Source data —

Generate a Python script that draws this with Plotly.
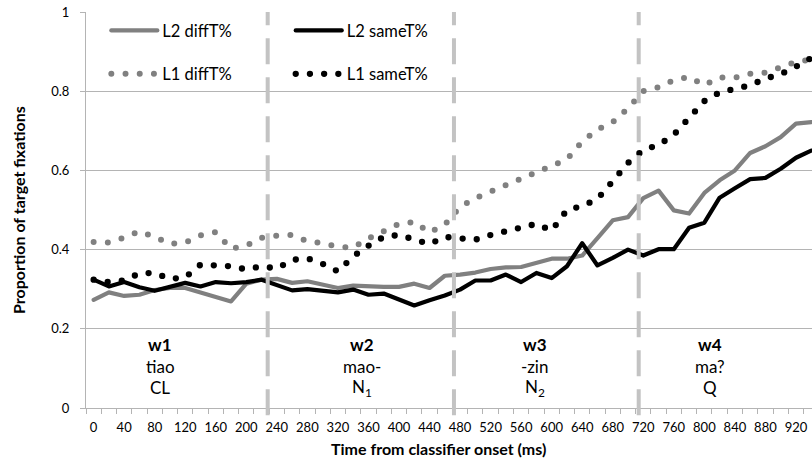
import plotly.graph_objects as go

# ---------------- data ----------------
time_ms = [0, 20, 40, 60, 80, 100, 120, 140, 160, 180, 200, 220, 240, 260, 280, 300,
           320, 340, 360, 380, 400, 420, 440, 460, 480, 500, 520, 540, 560, 580, 600, 620,
           640, 660, 680, 700, 720, 740, 760, 780, 800, 820, 840, 860, 880, 900, 920, 940]

l2_diff = [0.273, 0.292, 0.283, 0.286, 0.298, 0.303, 0.303, 0.292, 0.280, 0.269, 0.314, 0.324,
           0.326, 0.316, 0.320, 0.311, 0.303, 0.309, 0.307, 0.306, 0.306, 0.314, 0.303, 0.334,
           0.337, 0.342, 0.351, 0.355, 0.356, 0.366, 0.377, 0.377, 0.385, 0.429, 0.474, 0.482,
           0.530, 0.549, 0.499, 0.491, 0.543, 0.575, 0.600, 0.644, 0.661, 0.684, 0.718, 0.722]

l2_same = [0.324, 0.307, 0.318, 0.305, 0.296, 0.307, 0.316, 0.307, 0.318, 0.315, 0.318, 0.324,
           0.311, 0.297, 0.300, 0.295, 0.292, 0.299, 0.286, 0.289, 0.275, 0.259, 0.272, 0.284,
           0.299, 0.322, 0.322, 0.337, 0.318, 0.341, 0.328, 0.358, 0.416, 0.360, 0.379, 0.400,
           0.385, 0.401, 0.401, 0.455, 0.468, 0.531, 0.555, 0.578, 0.581, 0.604, 0.632, 0.650]

l1_diff = [0.419, 0.418, 0.430, 0.446, 0.432, 0.414, 0.418, 0.436, 0.444, 0.402, 0.410, 0.430,
           0.435, 0.437, 0.421, 0.416, 0.407, 0.405, 0.428, 0.445, 0.465, 0.470, 0.443, 0.463,
           0.508, 0.530, 0.546, 0.564, 0.580, 0.598, 0.613, 0.628, 0.673, 0.703, 0.722, 0.757,
           0.800, 0.810, 0.828, 0.836, 0.815, 0.835, 0.834, 0.844, 0.847, 0.860, 0.874, 0.880]

l1_same = [0.324, 0.318, 0.322, 0.340, 0.341, 0.326, 0.330, 0.362, 0.360, 0.358, 0.350, 0.358,
           0.352, 0.374, 0.378, 0.364, 0.345, 0.383, 0.410, 0.432, 0.437, 0.426, 0.414, 0.432,
           0.428, 0.425, 0.437, 0.447, 0.459, 0.465, 0.448, 0.500, 0.510, 0.528, 0.573, 0.619,
           0.652, 0.664, 0.690, 0.733, 0.775, 0.797, 0.805, 0.815, 0.832, 0.843, 0.862, 0.884]

x_tick_vals = [0, 40, 80, 120, 160, 200, 240, 280, 320, 360, 400, 440, 480, 520, 560, 600,
               640, 680, 720, 760, 800, 840, 880, 920]
y_tick_vals = [0, 0.2, 0.4, 0.6, 0.8, 1]
y_tick_text = ["0", "0.2", "0.4", "0.6", "0.8", "1"]

boundaries_ms = [228, 472, 714]
region_center_ms = [87, 351, 578, 807]
region_label = ["w1", "w2", "w3", "w4"]
region_word = ["tiao", "mao-", "-zin", "ma?"]
region_gloss = ["CL", "N<sub>1</sub>", "N<sub>2</sub>", "Q"]

# ---------------- styles ----------------
GRAY = "#808080"
BLACK = "#000000"
GRID = "#B4B4B4"
DOTS = "0px,14.2px"
FONT = "Lato"

fig = go.Figure()
fig.add_trace(go.Scatter(x=time_ms, y=l2_diff, mode="lines", name="L2 diffT%",
                         line=dict(color=GRAY, width=4.2), legend="legend", legendgroup="a"))
fig.add_trace(go.Scatter(x=time_ms, y=l2_same, mode="lines", name="L2 sameT%",
                         line=dict(color=BLACK, width=4.2), legend="legend2", legendgroup="b"))
fig.add_trace(go.Scatter(x=time_ms, y=l1_diff, mode="lines", name="L1 diffT%",
                         line=dict(color=GRAY, width=6, dash=DOTS), legend="legend", legendgroup="c"))
fig.add_trace(go.Scatter(x=time_ms, y=l1_same, mode="lines", name="L1 sameT%",
                         line=dict(color=BLACK, width=6.3, dash=DOTS), legend="legend2", legendgroup="d"))

for b in boundaries_ms:
    fig.add_shape(type="line", xref="x", yref="paper", x0=b, x1=b, y0=-0.018, y1=1,
                  line=dict(color="#C3C3C3", width=4, dash="26px,13px"), layer="above")

rows = [(region_label, 0.160, True), (region_word, 0.104, False), (region_gloss, 0.051, False)]
for texts, yv, bold in rows:
    for xc, t in zip(region_center_ms, texts):
        fig.add_annotation(x=xc, y=yv, xref="x", yref="y", text=(f"<b>{t}</b>" if bold else t),
                           showarrow=False, font=dict(family=FONT, size=17, color="#000"),
                           xanchor="center", yanchor="middle")

fig.add_annotation(x=0.485, y=-0.103, xref="paper", yref="paper",
                   text="<b>Time from classifier onset (ms)</b>", showarrow=False,
                   font=dict(family=FONT, size=16, color="#000"), xanchor="center", yanchor="middle")
fig.add_annotation(x=-0.0937, y=0.5, xref="paper", yref="paper", textangle=-90,
                   text="<b>Proportion of target fixations</b>", showarrow=False,
                   font=dict(family=FONT, size=16, color="#000"), xanchor="center", yanchor="middle")

legend_common = dict(orientation="v", bgcolor="rgba(0,0,0,0)", borderwidth=0,
                     font=dict(family=FONT, size=16.5, color="#000"), xanchor="left", yanchor="top",
                     tracegroupgap=19, traceorder="grouped", itemclick=False, itemwidth=46)

fig.update_layout(
    width=812, height=463,
    margin=dict(l=86, r=0, t=12, b=55, autoexpand=False),
    paper_bgcolor="white", plot_bgcolor="white",
    font=dict(family=FONT, size=13, color="#000"),
    showlegend=True,
    legend=dict(x=0.028, y=0.997, **legend_common),
    legend2=dict(x=0.282, y=0.997, **legend_common),
    xaxis=dict(range=[-10, 941], tickmode="array", tickvals=x_tick_vals, automargin=False,
               ticks="", showgrid=False, zeroline=False, showline=True, linecolor=GRID,
               linewidth=1, tickfont=dict(family=FONT, size=13, color="#000"),
               ticklabelstandoff=7,
               minor=dict(tickmode="linear", tick0=-10, dtick=20, ticks="outside", ticklen=5,
                          tickcolor=GRID, tickwidth=1, showgrid=False)),
    yaxis=dict(range=[0, 1], tickmode="array", tickvals=y_tick_vals, ticktext=y_tick_text,
               automargin=False,
               ticks="outside", ticklen=5, tickcolor=GRID, showgrid=True, gridcolor=GRID,
               gridwidth=1, zeroline=False, showline=True, linecolor=GRID, linewidth=1,
               tickfont=dict(family=FONT, size=13, color="#000"), ticklabelstandoff=8),
)

css = ("document.body.style.margin='0';"
       "var s=document.createElement('style');"
       "s.textContent='body{margin:0 !important;overflow:hidden;} .modebar-container{display:none !important;} .js-line{stroke-linecap:round !important;stroke-linejoin:round !important;}';"
       "document.head.appendChild(s);")
fig.write_html("out.html", post_script=css, config={"displayModeBar": False})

Task brief —
Copy the material shown above in full and exactly. Skip the pictures.

Task output —
Generate a Python script that draws this with Plotly.
import plotly.graph_objects as go

# ---------------- data ----------------
time_ms = [0, 20, 40, 60, 80, 100, 120, 140, 160, 180, 200, 220, 240, 260, 280, 300,
           320, 340, 360, 380, 400, 420, 440, 460, 480, 500, 520, 540, 560, 580, 600, 620,
           640, 660, 680, 700, 720, 740, 760, 780, 800, 820, 840, 860, 880, 900, 920, 940]

l2_diff = [0.273, 0.292, 0.283, 0.286, 0.298, 0.303, 0.303, 0.292, 0.280, 0.269, 0.314, 0.324,
           0.326, 0.316, 0.320, 0.311, 0.303, 0.309, 0.307, 0.306, 0.306, 0.314, 0.303, 0.334,
           0.337, 0.342, 0.351, 0.355, 0.356, 0.366, 0.377, 0.377, 0.385, 0.429, 0.474, 0.482,
           0.530, 0.549, 0.499, 0.491, 0.543, 0.575, 0.600, 0.644, 0.661, 0.684, 0.718, 0.722]

l2_same = [0.324, 0.307, 0.318, 0.305, 0.296, 0.307, 0.316, 0.307, 0.318, 0.315, 0.318, 0.324,
           0.311, 0.297, 0.300, 0.295, 0.292, 0.299, 0.286, 0.289, 0.275, 0.259, 0.272, 0.284,
           0.299, 0.322, 0.322, 0.337, 0.318, 0.341, 0.328, 0.358, 0.416, 0.360, 0.379, 0.400,
           0.385, 0.401, 0.401, 0.455, 0.468, 0.531, 0.555, 0.578, 0.581, 0.604, 0.632, 0.650]

l1_diff = [0.419, 0.418, 0.430, 0.446, 0.432, 0.414, 0.418, 0.436, 0.444, 0.402, 0.410, 0.430,
           0.435, 0.437, 0.421, 0.416, 0.407, 0.405, 0.428, 0.445, 0.465, 0.470, 0.443, 0.463,
           0.508, 0.530, 0.546, 0.564, 0.580, 0.598, 0.613, 0.628, 0.673, 0.703, 0.722, 0.757,
           0.800, 0.810, 0.828, 0.836, 0.815, 0.835, 0.834, 0.844, 0.847, 0.860, 0.874, 0.880]

l1_same = [0.324, 0.318, 0.322, 0.340, 0.341, 0.326, 0.330, 0.362, 0.360, 0.358, 0.350, 0.358,
           0.352, 0.374, 0.378, 0.364, 0.345, 0.383, 0.410, 0.432, 0.437, 0.426, 0.414, 0.432,
           0.428, 0.425, 0.437, 0.447, 0.459, 0.465, 0.448, 0.500, 0.510, 0.528, 0.573, 0.619,
           0.652, 0.664, 0.690, 0.733, 0.775, 0.797, 0.805, 0.815, 0.832, 0.843, 0.862, 0.884]

x_tick_vals = [0, 40, 80, 120, 160, 200, 240, 280, 320, 360, 400, 440, 480, 520, 560, 600,
               640, 680, 720, 760, 800, 840, 880, 920]
y_tick_vals = [0, 0.2, 0.4, 0.6, 0.8, 1]
y_tick_text = ["0", "0.2", "0.4", "0.6", "0.8", "1"]

boundaries_ms = [228, 472, 714]
region_center_ms = [87, 351, 578, 807]
region_label = ["w1", "w2", "w3", "w4"]
region_word = ["tiao", "mao-", "-zin", "ma?"]
region_gloss = ["CL", "N<sub>1</sub>", "N<sub>2</sub>", "Q"]

# ---------------- styles ----------------
GRAY = "#808080"
BLACK = "#000000"
GRID = "#B4B4B4"
DOTS = "0px,14.2px"
FONT = "Lato"

fig = go.Figure()
fig.add_trace(go.Scatter(x=time_ms, y=l2_diff, mode="lines", name="L2 diffT%",
                         line=dict(color=GRAY, width=4.2), legend="legend", legendgroup="a"))
fig.add_trace(go.Scatter(x=time_ms, y=l2_same, mode="lines", name="L2 sameT%",
                         line=dict(color=BLACK, width=4.2), legend="legend2", legendgroup="b"))
fig.add_trace(go.Scatter(x=time_ms, y=l1_diff, mode="lines", name="L1 diffT%",
                         line=dict(color=GRAY, width=6, dash=DOTS), legend="legend", legendgroup="c"))
fig.add_trace(go.Scatter(x=time_ms, y=l1_same, mode="lines", name="L1 sameT%",
                         line=dict(color=BLACK, width=6.3, dash=DOTS), legend="legend2", legendgroup="d"))

for b in boundaries_ms:
    fig.add_shape(type="line", xref="x", yref="paper", x0=b, x1=b, y0=-0.018, y1=1,
                  line=dict(color="#C3C3C3", width=4, dash="26px,13px"), layer="above")

rows = [(region_label, 0.160, True), (region_word, 0.104, False), (region_gloss, 0.051, False)]
for texts, yv, bold in rows:
    for xc, t in zip(region_center_ms, texts):
        fig.add_annotation(x=xc, y=yv, xref="x", yref="y", text=(f"<b>{t}</b>" if bold else t),
                           showarrow=False, font=dict(family=FONT, size=17, color="#000"),
                           xanchor="center", yanchor="middle")

fig.add_annotation(x=0.485, y=-0.103, xref="paper", yref="paper",
                   text="<b>Time from classifier onset (ms)</b>", showarrow=False,
                   font=dict(family=FONT, size=16, color="#000"), xanchor="center", yanchor="middle")
fig.add_annotation(x=-0.0937, y=0.5, xref="paper", yref="paper", textangle=-90,
                   text="<b>Proportion of target fixations</b>", showarrow=False,
                   font=dict(family=FONT, size=16, color="#000"), xanchor="center", yanchor="middle")

legend_common = dict(orientation="v", bgcolor="rgba(0,0,0,0)", borderwidth=0,
                     font=dict(family=FONT, size=16.5, color="#000"), xanchor="left", yanchor="top",
                     tracegroupgap=19, traceorder="grouped", itemclick=False, itemwidth=46)

fig.update_layout(
    width=812, height=463,
    margin=dict(l=86, r=0, t=12, b=55, autoexpand=False),
    paper_bgcolor="white", plot_bgcolor="white",
    font=dict(family=FONT, size=13, color="#000"),
    showlegend=True,
    legend=dict(x=0.028, y=0.997, **legend_common),
    legend2=dict(x=0.282, y=0.997, **legend_common),
    xaxis=dict(range=[-10, 941], tickmode="array", tickvals=x_tick_vals, automargin=False,
               ticks="", showgrid=False, zeroline=False, showline=True, linecolor=GRID,
               linewidth=1, tickfont=dict(family=FONT, size=13, color="#000"),
               ticklabelstandoff=7,
               minor=dict(tickmode="linear", tick0=-10, dtick=20, ticks="outside", ticklen=5,
                          tickcolor=GRID, tickwidth=1, showgrid=False)),
    yaxis=dict(range=[0, 1], tickmode="array", tickvals=y_tick_vals, ticktext=y_tick_text,
               automargin=False,
               ticks="outside", ticklen=5, tickcolor=GRID, showgrid=True, gridcolor=GRID,
               gridwidth=1, zeroline=False, showline=True, linecolor=GRID, linewidth=1,
               tickfont=dict(family=FONT, size=13, color="#000"), ticklabelstandoff=8),
)

css = ("document.body.style.margin='0';"
       "var s=document.createElement('style');"
       "s.textContent='body{margin:0 !important;overflow:hidden;} .modebar-container{display:none !important;} .js-line{stroke-linecap:round !important;stroke-linejoin:round !important;}';"
       "document.head.appendChild(s);")
fig.write_html("out.html", post_script=css, config={"displayModeBar": False})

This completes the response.